We will generate 40 (n) random observations from the exponential distribution with lambda equal to 0.2 (l) and calculate a mean. We will repeat the experiment 10000 times (trials):

n=40
l=0.2
trials=10000

out=vector("numeric",0)
for (i in 1:trials){
    out=c(out, mean(rexp(n, l)))
}

Let’s plot a histogram of the generated 10000 averages:

hist(out, 30, freq=F)

Recalling the central limit theorem, we would expect that for a large sample (n=40 in our case) the averages are distributed normally. The mean of exponential distribution is equal to 1/lambda and standard deviation is also 1/lambda, hence the theoretical mean of our sample averages is:

m_=1/l
m_
## [1] 5

and the theoretical standard deviation

s_=1/l/sqrt(n)
s_
## [1] 0.7905694

The values obtained in the simulation are respectively:

m=mean(out)
m
## [1] 5.005876

and

s=sd(out)
s
## [1] 0.7944534

To further analyse how close the averages’ distribution is to normal, let’s overlay the normal curve with the parameters equal to the theoretical values over the histogram:

range=seq(1,10,0.1)
normal=dnorm(range, m_, s_)

hist(out, 30, freq=F)
lines(range, normal)

Generally, the center of the simulated distribution as well as the variable are close to the theoretical values and the shape of the distribution is close to normal.

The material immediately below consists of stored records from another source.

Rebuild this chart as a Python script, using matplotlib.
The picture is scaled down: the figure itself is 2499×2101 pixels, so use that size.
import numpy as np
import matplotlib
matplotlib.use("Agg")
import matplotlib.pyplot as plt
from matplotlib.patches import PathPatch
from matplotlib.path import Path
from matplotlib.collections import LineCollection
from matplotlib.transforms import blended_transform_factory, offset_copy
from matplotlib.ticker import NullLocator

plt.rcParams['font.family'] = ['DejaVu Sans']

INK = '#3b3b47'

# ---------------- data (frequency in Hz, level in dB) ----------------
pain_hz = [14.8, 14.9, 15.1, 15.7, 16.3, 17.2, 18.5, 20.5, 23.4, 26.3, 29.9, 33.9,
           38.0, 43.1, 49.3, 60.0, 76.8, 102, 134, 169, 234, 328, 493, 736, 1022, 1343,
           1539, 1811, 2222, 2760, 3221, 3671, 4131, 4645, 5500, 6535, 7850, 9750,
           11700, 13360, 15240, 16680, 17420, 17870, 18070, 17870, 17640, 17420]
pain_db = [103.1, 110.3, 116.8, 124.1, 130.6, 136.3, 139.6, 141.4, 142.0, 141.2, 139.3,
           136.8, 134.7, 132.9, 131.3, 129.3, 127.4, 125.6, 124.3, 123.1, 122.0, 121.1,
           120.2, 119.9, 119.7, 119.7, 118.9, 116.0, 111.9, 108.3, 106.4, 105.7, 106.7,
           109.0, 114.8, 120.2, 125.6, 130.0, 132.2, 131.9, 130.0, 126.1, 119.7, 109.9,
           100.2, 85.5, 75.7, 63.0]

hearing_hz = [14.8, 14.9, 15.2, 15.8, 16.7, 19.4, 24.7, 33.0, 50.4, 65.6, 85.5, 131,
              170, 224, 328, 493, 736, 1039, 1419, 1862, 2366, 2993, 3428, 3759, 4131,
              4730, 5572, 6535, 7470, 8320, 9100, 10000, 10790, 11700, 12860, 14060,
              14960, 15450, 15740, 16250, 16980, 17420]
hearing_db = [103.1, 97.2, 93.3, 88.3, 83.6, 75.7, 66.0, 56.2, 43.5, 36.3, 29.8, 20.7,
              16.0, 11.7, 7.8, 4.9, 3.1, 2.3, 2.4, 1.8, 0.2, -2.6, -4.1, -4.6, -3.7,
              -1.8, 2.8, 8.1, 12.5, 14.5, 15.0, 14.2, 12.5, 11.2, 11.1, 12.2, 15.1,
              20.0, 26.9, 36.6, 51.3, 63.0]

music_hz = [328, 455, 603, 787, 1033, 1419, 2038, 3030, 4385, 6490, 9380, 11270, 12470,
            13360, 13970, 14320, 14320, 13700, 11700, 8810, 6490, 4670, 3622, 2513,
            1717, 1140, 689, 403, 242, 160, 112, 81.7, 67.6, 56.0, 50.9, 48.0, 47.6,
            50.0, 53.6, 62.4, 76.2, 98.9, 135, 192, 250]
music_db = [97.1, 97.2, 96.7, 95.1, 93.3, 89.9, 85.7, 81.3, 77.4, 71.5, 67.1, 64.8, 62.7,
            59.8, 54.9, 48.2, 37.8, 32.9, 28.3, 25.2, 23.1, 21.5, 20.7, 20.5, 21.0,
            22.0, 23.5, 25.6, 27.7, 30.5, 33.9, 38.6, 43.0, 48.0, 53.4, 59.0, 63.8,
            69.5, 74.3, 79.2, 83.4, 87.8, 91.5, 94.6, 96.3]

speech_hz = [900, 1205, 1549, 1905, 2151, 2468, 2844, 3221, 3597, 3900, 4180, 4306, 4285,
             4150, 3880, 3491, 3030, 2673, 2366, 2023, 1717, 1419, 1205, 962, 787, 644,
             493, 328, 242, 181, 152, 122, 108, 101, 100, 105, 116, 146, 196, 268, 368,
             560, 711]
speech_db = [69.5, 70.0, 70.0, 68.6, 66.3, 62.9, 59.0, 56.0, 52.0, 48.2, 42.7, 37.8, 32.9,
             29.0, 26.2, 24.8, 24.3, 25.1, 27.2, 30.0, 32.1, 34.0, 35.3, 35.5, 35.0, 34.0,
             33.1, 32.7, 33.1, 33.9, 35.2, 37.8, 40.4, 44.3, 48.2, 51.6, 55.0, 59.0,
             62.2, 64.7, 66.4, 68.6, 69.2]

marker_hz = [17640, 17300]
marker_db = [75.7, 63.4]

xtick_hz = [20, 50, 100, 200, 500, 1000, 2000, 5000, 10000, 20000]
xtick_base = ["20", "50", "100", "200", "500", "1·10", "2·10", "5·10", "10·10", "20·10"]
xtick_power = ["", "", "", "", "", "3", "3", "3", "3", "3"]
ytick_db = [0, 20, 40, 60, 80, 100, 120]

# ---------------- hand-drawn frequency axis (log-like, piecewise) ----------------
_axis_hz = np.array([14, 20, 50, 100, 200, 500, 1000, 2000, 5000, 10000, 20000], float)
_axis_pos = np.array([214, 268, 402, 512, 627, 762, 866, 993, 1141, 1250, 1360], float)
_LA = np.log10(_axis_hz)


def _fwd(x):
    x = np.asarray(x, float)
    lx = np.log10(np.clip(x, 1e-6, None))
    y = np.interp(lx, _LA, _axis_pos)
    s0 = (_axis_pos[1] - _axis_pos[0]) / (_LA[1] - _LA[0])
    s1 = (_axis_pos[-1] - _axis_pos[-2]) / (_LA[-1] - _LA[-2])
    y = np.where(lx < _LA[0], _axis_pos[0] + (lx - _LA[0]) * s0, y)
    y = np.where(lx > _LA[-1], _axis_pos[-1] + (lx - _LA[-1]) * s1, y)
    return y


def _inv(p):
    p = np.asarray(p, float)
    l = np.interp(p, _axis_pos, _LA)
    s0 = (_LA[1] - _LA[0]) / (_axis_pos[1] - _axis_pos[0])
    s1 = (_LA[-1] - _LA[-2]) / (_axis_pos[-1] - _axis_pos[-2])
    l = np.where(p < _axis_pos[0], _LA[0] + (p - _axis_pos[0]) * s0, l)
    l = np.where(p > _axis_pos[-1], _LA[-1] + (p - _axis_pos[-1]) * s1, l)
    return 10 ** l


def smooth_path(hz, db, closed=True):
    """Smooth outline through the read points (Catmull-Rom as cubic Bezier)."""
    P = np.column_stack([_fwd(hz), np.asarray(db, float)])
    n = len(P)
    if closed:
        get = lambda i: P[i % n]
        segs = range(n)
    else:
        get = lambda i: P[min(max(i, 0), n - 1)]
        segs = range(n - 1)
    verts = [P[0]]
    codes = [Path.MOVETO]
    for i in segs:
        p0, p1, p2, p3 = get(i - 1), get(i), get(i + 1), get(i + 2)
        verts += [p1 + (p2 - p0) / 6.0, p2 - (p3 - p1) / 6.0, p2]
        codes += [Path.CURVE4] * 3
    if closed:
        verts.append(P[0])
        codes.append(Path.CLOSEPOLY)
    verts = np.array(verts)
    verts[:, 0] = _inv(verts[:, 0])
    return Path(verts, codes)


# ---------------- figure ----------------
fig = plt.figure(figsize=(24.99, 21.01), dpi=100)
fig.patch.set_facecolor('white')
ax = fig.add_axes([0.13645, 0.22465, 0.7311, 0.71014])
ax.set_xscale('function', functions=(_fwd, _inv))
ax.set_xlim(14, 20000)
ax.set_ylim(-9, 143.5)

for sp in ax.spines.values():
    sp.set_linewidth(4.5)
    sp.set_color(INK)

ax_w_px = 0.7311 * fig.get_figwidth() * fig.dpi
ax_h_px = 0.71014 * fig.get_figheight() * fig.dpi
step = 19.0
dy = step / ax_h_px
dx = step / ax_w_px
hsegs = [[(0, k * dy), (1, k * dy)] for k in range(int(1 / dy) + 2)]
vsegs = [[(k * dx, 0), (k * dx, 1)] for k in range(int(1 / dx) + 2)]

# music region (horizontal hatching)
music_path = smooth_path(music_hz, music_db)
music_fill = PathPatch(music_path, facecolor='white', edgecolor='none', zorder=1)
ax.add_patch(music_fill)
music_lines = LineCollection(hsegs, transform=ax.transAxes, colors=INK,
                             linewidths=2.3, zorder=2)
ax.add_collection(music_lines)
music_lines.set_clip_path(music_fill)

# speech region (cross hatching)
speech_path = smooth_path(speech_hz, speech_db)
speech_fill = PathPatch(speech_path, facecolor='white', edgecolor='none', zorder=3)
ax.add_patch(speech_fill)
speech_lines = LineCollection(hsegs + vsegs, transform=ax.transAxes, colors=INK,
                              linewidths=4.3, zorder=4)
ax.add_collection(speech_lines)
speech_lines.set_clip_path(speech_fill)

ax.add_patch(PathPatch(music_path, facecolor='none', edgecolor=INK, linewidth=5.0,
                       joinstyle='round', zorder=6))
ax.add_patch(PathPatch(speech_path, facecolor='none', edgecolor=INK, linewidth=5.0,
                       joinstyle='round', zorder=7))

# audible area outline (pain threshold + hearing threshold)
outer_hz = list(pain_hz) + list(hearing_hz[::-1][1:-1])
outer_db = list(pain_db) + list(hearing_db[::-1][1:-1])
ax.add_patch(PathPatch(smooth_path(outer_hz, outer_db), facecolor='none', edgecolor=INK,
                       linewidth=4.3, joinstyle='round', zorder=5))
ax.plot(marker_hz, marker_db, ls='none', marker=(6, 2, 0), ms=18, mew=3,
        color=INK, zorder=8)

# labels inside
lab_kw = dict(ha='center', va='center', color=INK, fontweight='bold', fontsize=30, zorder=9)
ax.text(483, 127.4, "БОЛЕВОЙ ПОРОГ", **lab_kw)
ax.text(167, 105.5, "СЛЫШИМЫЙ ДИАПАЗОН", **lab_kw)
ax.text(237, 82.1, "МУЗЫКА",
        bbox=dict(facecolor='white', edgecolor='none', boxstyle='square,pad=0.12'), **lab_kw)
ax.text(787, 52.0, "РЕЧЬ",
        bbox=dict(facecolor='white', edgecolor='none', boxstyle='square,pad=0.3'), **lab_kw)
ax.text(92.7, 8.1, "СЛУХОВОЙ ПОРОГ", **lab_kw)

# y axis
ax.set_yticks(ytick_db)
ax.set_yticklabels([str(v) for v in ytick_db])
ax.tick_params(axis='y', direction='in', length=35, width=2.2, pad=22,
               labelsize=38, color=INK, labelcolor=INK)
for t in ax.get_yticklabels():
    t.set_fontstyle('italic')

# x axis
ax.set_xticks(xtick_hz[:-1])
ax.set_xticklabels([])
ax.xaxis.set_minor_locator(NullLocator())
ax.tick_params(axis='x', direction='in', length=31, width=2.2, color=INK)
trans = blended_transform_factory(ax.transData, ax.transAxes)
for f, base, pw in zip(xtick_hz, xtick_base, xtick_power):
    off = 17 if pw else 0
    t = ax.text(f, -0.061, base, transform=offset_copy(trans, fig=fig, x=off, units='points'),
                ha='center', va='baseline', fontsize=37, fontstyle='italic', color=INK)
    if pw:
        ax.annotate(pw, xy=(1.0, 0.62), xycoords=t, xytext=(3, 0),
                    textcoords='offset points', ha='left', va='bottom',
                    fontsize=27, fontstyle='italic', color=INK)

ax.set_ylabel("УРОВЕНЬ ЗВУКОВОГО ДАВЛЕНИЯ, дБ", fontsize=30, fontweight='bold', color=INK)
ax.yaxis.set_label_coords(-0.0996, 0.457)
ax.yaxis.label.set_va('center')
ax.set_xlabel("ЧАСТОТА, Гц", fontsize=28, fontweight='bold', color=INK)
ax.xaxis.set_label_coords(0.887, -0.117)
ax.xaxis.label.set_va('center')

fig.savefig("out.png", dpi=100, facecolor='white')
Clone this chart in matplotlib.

For comparison, let’s repeat the simulation, this time generating just one observation in each trial, i.e. we will analyse the distribution of individual observations, rather than the sample means:

out2=vector("numeric",0)
for (i in 1:trials){
    out2=c(out2, mean(rexp(1, l)))
}

hist(out2, 30, freq=F)

m2=mean(out2)
m2
## [1] 4.956509
s2=sd(out2)
s2
## [1] 4.885354

As could be expected, the observations follow the exponential distribution. The mean and standard deviation are both close to 1/lambda.